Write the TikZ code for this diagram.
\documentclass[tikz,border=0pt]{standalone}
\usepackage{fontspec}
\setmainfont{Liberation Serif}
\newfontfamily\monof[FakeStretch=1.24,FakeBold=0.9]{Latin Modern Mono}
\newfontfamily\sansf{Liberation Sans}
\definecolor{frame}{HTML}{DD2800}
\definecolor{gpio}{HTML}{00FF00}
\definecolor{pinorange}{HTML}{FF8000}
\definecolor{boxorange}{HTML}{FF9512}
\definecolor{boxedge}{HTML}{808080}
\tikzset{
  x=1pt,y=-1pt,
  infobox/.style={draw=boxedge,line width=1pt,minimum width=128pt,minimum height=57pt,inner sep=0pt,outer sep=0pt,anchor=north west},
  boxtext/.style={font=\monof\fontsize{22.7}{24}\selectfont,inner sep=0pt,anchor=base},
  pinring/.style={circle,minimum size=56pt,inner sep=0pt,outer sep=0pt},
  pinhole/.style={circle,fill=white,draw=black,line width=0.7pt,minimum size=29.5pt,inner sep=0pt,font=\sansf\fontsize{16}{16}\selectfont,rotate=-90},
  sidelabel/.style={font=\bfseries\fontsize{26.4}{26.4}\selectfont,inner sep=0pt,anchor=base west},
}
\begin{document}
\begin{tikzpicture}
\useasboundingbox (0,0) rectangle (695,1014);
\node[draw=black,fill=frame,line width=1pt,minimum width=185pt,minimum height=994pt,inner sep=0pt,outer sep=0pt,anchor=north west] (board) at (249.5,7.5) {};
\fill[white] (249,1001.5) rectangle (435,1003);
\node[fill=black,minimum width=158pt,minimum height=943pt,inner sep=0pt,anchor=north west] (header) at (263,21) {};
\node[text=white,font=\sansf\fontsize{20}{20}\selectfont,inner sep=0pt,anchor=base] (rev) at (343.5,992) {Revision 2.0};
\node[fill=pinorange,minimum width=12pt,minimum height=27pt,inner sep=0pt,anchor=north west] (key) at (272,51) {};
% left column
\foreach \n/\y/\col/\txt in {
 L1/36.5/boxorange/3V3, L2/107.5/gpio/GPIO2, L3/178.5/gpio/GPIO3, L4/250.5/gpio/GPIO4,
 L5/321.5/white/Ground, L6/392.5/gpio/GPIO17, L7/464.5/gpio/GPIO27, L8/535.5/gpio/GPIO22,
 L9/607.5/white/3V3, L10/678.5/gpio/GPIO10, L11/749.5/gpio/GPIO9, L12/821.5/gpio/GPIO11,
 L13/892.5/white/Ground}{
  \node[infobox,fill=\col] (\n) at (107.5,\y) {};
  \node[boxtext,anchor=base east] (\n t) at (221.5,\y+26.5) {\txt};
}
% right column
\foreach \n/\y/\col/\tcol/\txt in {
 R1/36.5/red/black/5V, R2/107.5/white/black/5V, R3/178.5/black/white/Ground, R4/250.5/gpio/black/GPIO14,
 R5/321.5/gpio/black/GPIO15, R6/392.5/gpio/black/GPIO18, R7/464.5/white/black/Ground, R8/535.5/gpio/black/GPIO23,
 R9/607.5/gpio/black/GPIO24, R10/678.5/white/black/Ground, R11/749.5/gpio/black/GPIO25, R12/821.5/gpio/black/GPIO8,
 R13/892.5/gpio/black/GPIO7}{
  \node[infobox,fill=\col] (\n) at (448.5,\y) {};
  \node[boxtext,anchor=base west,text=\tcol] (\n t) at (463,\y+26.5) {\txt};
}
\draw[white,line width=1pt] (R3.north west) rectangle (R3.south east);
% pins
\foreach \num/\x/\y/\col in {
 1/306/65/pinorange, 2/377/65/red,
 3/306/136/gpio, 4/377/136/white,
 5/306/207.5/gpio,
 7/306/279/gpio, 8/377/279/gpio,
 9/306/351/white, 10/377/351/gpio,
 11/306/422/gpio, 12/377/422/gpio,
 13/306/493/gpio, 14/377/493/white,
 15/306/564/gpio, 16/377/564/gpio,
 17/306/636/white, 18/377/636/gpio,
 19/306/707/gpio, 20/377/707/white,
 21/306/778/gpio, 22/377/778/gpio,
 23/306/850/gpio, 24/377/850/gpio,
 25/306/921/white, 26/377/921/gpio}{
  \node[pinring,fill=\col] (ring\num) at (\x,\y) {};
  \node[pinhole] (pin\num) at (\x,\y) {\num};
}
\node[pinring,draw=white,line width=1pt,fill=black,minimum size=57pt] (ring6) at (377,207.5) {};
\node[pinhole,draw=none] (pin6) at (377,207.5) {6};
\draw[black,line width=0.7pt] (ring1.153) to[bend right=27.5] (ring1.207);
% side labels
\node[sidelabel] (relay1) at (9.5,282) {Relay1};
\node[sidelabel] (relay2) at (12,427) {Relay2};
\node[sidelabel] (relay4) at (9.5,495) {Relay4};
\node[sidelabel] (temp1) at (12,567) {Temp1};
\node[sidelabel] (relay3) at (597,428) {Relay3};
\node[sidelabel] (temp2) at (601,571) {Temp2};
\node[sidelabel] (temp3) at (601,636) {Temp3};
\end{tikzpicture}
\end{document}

▶ Stated problem
Retype the material in full, character for character.

▶ Completed task
Write the TikZ code for this diagram.
\documentclass[tikz,border=0pt]{standalone}
\usepackage{fontspec}
\setmainfont{Liberation Serif}
\newfontfamily\monof[FakeStretch=1.24,FakeBold=0.9]{Latin Modern Mono}
\newfontfamily\sansf{Liberation Sans}
\definecolor{frame}{HTML}{DD2800}
\definecolor{gpio}{HTML}{00FF00}
\definecolor{pinorange}{HTML}{FF8000}
\definecolor{boxorange}{HTML}{FF9512}
\definecolor{boxedge}{HTML}{808080}
\tikzset{
  x=1pt,y=-1pt,
  infobox/.style={draw=boxedge,line width=1pt,minimum width=128pt,minimum height=57pt,inner sep=0pt,outer sep=0pt,anchor=north west},
  boxtext/.style={font=\monof\fontsize{22.7}{24}\selectfont,inner sep=0pt,anchor=base},
  pinring/.style={circle,minimum size=56pt,inner sep=0pt,outer sep=0pt},
  pinhole/.style={circle,fill=white,draw=black,line width=0.7pt,minimum size=29.5pt,inner sep=0pt,font=\sansf\fontsize{16}{16}\selectfont,rotate=-90},
  sidelabel/.style={font=\bfseries\fontsize{26.4}{26.4}\selectfont,inner sep=0pt,anchor=base west},
}
\begin{document}
\begin{tikzpicture}
\useasboundingbox (0,0) rectangle (695,1014);
\node[draw=black,fill=frame,line width=1pt,minimum width=185pt,minimum height=994pt,inner sep=0pt,outer sep=0pt,anchor=north west] (board) at (249.5,7.5) {};
\fill[white] (249,1001.5) rectangle (435,1003);
\node[fill=black,minimum width=158pt,minimum height=943pt,inner sep=0pt,anchor=north west] (header) at (263,21) {};
\node[text=white,font=\sansf\fontsize{20}{20}\selectfont,inner sep=0pt,anchor=base] (rev) at (343.5,992) {Revision 2.0};
\node[fill=pinorange,minimum width=12pt,minimum height=27pt,inner sep=0pt,anchor=north west] (key) at (272,51) {};
% left column
\foreach \n/\y/\col/\txt in {
 L1/36.5/boxorange/3V3, L2/107.5/gpio/GPIO2, L3/178.5/gpio/GPIO3, L4/250.5/gpio/GPIO4,
 L5/321.5/white/Ground, L6/392.5/gpio/GPIO17, L7/464.5/gpio/GPIO27, L8/535.5/gpio/GPIO22,
 L9/607.5/white/3V3, L10/678.5/gpio/GPIO10, L11/749.5/gpio/GPIO9, L12/821.5/gpio/GPIO11,
 L13/892.5/white/Ground}{
  \node[infobox,fill=\col] (\n) at (107.5,\y) {};
  \node[boxtext,anchor=base east] (\n t) at (221.5,\y+26.5) {\txt};
}
% right column
\foreach \n/\y/\col/\tcol/\txt in {
 R1/36.5/red/black/5V, R2/107.5/white/black/5V, R3/178.5/black/white/Ground, R4/250.5/gpio/black/GPIO14,
 R5/321.5/gpio/black/GPIO15, R6/392.5/gpio/black/GPIO18, R7/464.5/white/black/Ground, R8/535.5/gpio/black/GPIO23,
 R9/607.5/gpio/black/GPIO24, R10/678.5/white/black/Ground, R11/749.5/gpio/black/GPIO25, R12/821.5/gpio/black/GPIO8,
 R13/892.5/gpio/black/GPIO7}{
  \node[infobox,fill=\col] (\n) at (448.5,\y) {};
  \node[boxtext,anchor=base west,text=\tcol] (\n t) at (463,\y+26.5) {\txt};
}
\draw[white,line width=1pt] (R3.north west) rectangle (R3.south east);
% pins
\foreach \num/\x/\y/\col in {
 1/306/65/pinorange, 2/377/65/red,
 3/306/136/gpio, 4/377/136/white,
 5/306/207.5/gpio,
 7/306/279/gpio, 8/377/279/gpio,
 9/306/351/white, 10/377/351/gpio,
 11/306/422/gpio, 12/377/422/gpio,
 13/306/493/gpio, 14/377/493/white,
 15/306/564/gpio, 16/377/564/gpio,
 17/306/636/white, 18/377/636/gpio,
 19/306/707/gpio, 20/377/707/white,
 21/306/778/gpio, 22/377/778/gpio,
 23/306/850/gpio, 24/377/850/gpio,
 25/306/921/white, 26/377/921/gpio}{
  \node[pinring,fill=\col] (ring\num) at (\x,\y) {};
  \node[pinhole] (pin\num) at (\x,\y) {\num};
}
\node[pinring,draw=white,line width=1pt,fill=black,minimum size=57pt] (ring6) at (377,207.5) {};
\node[pinhole,draw=none] (pin6) at (377,207.5) {6};
\draw[black,line width=0.7pt] (ring1.153) to[bend right=27.5] (ring1.207);
% side labels
\node[sidelabel] (relay1) at (9.5,282) {Relay1};
\node[sidelabel] (relay2) at (12,427) {Relay2};
\node[sidelabel] (relay4) at (9.5,495) {Relay4};
\node[sidelabel] (temp1) at (12,567) {Temp1};
\node[sidelabel] (relay3) at (597,428) {Relay3};
\node[sidelabel] (temp2) at (601,571) {Temp2};
\node[sidelabel] (temp3) at (601,636) {Temp3};
\end{tikzpicture}
\end{document}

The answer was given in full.